# Objective
Reproduce the full listing below unchanged, apart from the pictures.

-------- Raw data

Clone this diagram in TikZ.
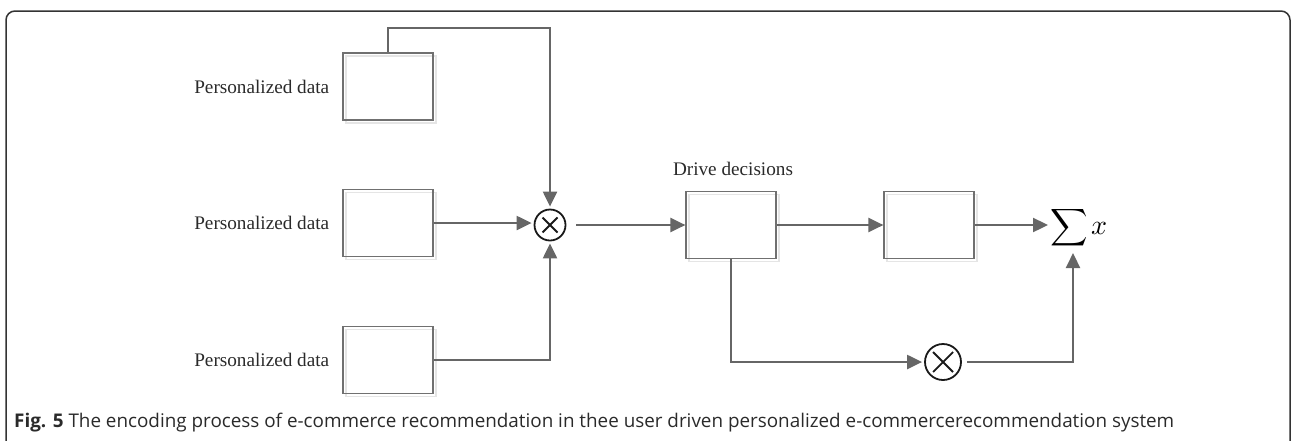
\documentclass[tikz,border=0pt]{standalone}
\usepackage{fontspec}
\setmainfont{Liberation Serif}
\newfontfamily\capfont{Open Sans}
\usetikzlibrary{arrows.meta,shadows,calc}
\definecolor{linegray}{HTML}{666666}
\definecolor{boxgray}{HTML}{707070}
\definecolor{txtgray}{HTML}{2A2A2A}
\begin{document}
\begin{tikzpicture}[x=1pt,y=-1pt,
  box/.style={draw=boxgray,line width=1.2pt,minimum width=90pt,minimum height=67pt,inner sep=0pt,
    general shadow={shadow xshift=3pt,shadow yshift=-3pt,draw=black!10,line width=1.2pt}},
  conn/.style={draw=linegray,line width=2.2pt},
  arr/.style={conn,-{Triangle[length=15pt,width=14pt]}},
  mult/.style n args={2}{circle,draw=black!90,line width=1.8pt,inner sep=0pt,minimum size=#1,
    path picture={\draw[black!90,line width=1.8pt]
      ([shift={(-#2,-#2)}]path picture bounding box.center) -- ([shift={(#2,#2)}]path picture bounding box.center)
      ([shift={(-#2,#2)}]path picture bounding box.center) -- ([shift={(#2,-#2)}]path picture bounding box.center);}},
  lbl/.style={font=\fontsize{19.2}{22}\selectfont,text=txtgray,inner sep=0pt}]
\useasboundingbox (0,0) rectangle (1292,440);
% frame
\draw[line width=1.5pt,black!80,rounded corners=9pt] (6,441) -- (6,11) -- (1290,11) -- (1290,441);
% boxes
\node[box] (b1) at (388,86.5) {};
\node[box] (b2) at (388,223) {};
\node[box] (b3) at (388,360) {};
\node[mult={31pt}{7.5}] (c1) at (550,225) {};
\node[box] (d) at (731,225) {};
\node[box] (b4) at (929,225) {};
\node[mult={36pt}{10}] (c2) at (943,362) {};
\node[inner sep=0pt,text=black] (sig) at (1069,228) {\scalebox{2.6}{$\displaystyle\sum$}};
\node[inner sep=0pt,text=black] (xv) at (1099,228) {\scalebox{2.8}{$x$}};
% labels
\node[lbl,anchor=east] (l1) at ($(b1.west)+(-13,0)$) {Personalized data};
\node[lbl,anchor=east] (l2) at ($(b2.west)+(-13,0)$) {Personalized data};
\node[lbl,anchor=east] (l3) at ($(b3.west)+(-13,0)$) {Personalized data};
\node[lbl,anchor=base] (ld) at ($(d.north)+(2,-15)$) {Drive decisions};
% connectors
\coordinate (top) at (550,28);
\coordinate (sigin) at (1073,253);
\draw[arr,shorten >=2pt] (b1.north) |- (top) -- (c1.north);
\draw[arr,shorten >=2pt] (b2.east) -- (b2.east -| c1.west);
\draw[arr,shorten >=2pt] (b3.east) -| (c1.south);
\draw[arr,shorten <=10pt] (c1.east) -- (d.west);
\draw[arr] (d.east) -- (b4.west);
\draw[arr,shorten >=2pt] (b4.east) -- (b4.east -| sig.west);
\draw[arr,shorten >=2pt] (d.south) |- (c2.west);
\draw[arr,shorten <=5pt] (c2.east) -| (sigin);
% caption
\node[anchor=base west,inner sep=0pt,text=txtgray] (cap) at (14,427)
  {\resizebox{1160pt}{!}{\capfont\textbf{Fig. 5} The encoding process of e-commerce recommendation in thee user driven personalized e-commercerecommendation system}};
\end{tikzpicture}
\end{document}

----------------

# Full output
Clone this diagram in TikZ.
\documentclass[tikz,border=0pt]{standalone}
\usepackage{fontspec}
\setmainfont{Liberation Serif}
\newfontfamily\capfont{Open Sans}
\usetikzlibrary{arrows.meta,shadows,calc}
\definecolor{linegray}{HTML}{666666}
\definecolor{boxgray}{HTML}{707070}
\definecolor{txtgray}{HTML}{2A2A2A}
\begin{document}
\begin{tikzpicture}[x=1pt,y=-1pt,
  box/.style={draw=boxgray,line width=1.2pt,minimum width=90pt,minimum height=67pt,inner sep=0pt,
    general shadow={shadow xshift=3pt,shadow yshift=-3pt,draw=black!10,line width=1.2pt}},
  conn/.style={draw=linegray,line width=2.2pt},
  arr/.style={conn,-{Triangle[length=15pt,width=14pt]}},
  mult/.style n args={2}{circle,draw=black!90,line width=1.8pt,inner sep=0pt,minimum size=#1,
    path picture={\draw[black!90,line width=1.8pt]
      ([shift={(-#2,-#2)}]path picture bounding box.center) -- ([shift={(#2,#2)}]path picture bounding box.center)
      ([shift={(-#2,#2)}]path picture bounding box.center) -- ([shift={(#2,-#2)}]path picture bounding box.center);}},
  lbl/.style={font=\fontsize{19.2}{22}\selectfont,text=txtgray,inner sep=0pt}]
\useasboundingbox (0,0) rectangle (1292,440);
% frame
\draw[line width=1.5pt,black!80,rounded corners=9pt] (6,441) -- (6,11) -- (1290,11) -- (1290,441);
% boxes
\node[box] (b1) at (388,86.5) {};
\node[box] (b2) at (388,223) {};
\node[box] (b3) at (388,360) {};
\node[mult={31pt}{7.5}] (c1) at (550,225) {};
\node[box] (d) at (731,225) {};
\node[box] (b4) at (929,225) {};
\node[mult={36pt}{10}] (c2) at (943,362) {};
\node[inner sep=0pt,text=black] (sig) at (1069,228) {\scalebox{2.6}{$\displaystyle\sum$}};
\node[inner sep=0pt,text=black] (xv) at (1099,228) {\scalebox{2.8}{$x$}};
% labels
\node[lbl,anchor=east] (l1) at ($(b1.west)+(-13,0)$) {Personalized data};
\node[lbl,anchor=east] (l2) at ($(b2.west)+(-13,0)$) {Personalized data};
\node[lbl,anchor=east] (l3) at ($(b3.west)+(-13,0)$) {Personalized data};
\node[lbl,anchor=base] (ld) at ($(d.north)+(2,-15)$) {Drive decisions};
% connectors
\coordinate (top) at (550,28);
\coordinate (sigin) at (1073,253);
\draw[arr,shorten >=2pt] (b1.north) |- (top) -- (c1.north);
\draw[arr,shorten >=2pt] (b2.east) -- (b2.east -| c1.west);
\draw[arr,shorten >=2pt] (b3.east) -| (c1.south);
\draw[arr,shorten <=10pt] (c1.east) -- (d.west);
\draw[arr] (d.east) -- (b4.west);
\draw[arr,shorten >=2pt] (b4.east) -- (b4.east -| sig.west);
\draw[arr,shorten >=2pt] (d.south) |- (c2.west);
\draw[arr,shorten <=5pt] (c2.east) -| (sigin);
% caption
\node[anchor=base west,inner sep=0pt,text=txtgray] (cap) at (14,427)
  {\resizebox{1160pt}{!}{\capfont\textbf{Fig. 5} The encoding process of e-commerce recommendation in thee user driven personalized e-commercerecommendation system}};
\end{tikzpicture}
\end{document}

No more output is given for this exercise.